When it comes to that critical first meeting with a customer or client on your premises, you may know that they’re making up their mind about you as an individual very quickly, but are you giving the same thought to your surroundings?
If you’re hosting a meeting or want to attract the best candidates to work for you, then the impression that your environment creates when people first meet you, probably matters just as much as being professional, friendly and suitably dressed.
Creating a good, or even better, a ‘wow’ factor could be the difference between someone choosing your business over another. If you had a choice of equally suitable suppliers or employers, would you prefer to spend your time somewhere clean, comfortable and welcoming, or in an old, scruffy, seen-better-days office?
As Banner launches its Tidy Office campaign, here are our tips for ensuring your office – and the furniture in it – attracts rather than repels:
Work on your welcome
That first welcome stretches from your kerb appeal through to reception area. Whether your business inhabits modern offices, a Victorian mansion or an on street terrace, making sure the immediate exterior is clean, clear of obstructions and free of litter applies. Does the front door need a lick of paint and is any signage easy to spot and follow?
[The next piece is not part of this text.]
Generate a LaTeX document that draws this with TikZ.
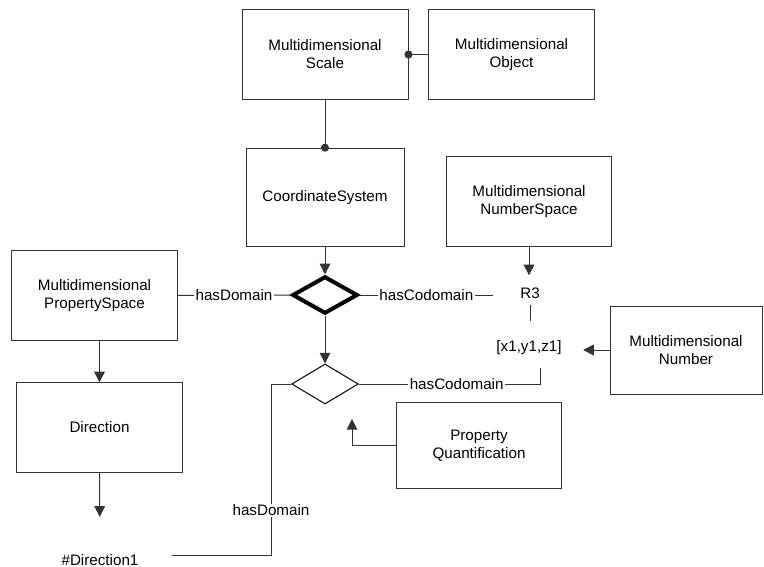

We recommend that any smokers’ areas are far away from visitors’ approach routes to your premises, ideally at the back or side of the building where any smells or cigarette butts will be away from doors and windows and out of sight.
When you first arrive in reception, being greeted properly, made to feel welcome and helped is essential, but so is the state of the fixtures and fittings. This tells us a lot about the owners’ pride in the business, how successful the company is and how much importance it places on guests. Everything should be bright and clean and that extends from the floor and chairs through to the reception desk and coffee table.
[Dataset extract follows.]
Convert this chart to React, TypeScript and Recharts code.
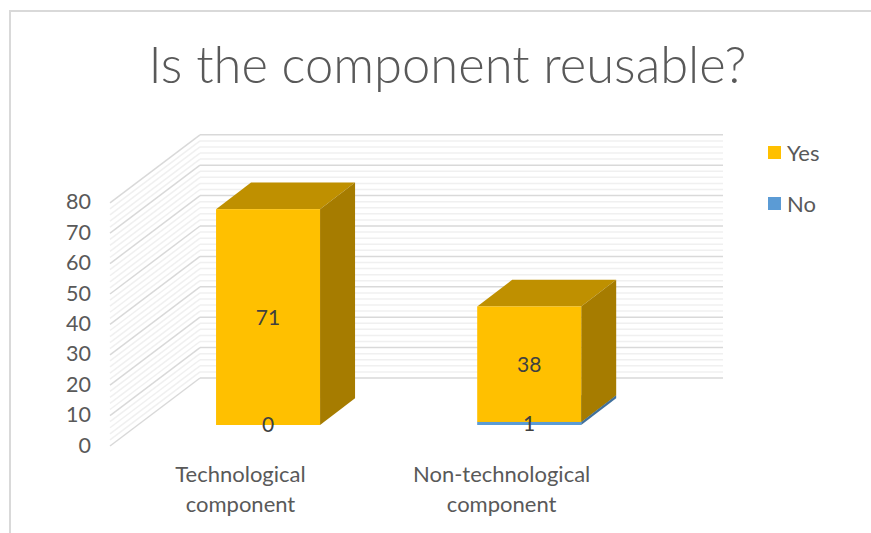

Needless to say furniture should be regularly tested to make sure it’s not broken or worn and if it is, it should be removed and replaced. Chairs should be comfortable and accessible, with up-to-date reading material within reach.
A coffee machine can be a great investment, especially if people are early or need to wait for more than a couple of minutes. Ensure the reception team offer drinks to guests or invites them to help themselves if appropriate.
Review the areas that guests travel through when they walk from the reception area to meeting room. Are these clean, clear of boxes and other obstructions? If it is possible for visitors to see into other rooms then these need to be tidy and their occupants aware that visitors can see and hear them. If there are notice boards en-route then be aware guests may glance at the contents, so if these are for internal rather than external consumption, consider moving them elsewhere.
Think about the overall ambience of these walking routes. Do they smell fresh, are they well lit and do they create a reasonable feel good factor? If not, then think about investing in automatic air fresheners, putting pictures on the walls or fitting new flooring – whatever will help to lift and lighten the mood.
Investing in a good meeting room table and chairs could be one of the best investments your business makes. One thing that won’t help when you have put hours or days of work into preparing for an important meeting, is for the meeting room furniture to wobble or break, or to see the client notice cup stains on the table. Attractive meeting room furniture tells people that you care about the business and expect to be holding lots of successful meetings now and in the future. Lacklustre furniture, on the other hand, can signal at best complacency and at worst, a declining business unable to invest.
At the very least, keeping your current furniture stock clean, polished and in good condition is essential. It may be just one part of the equation in winning friends and influencing people in business, but it is a critical one.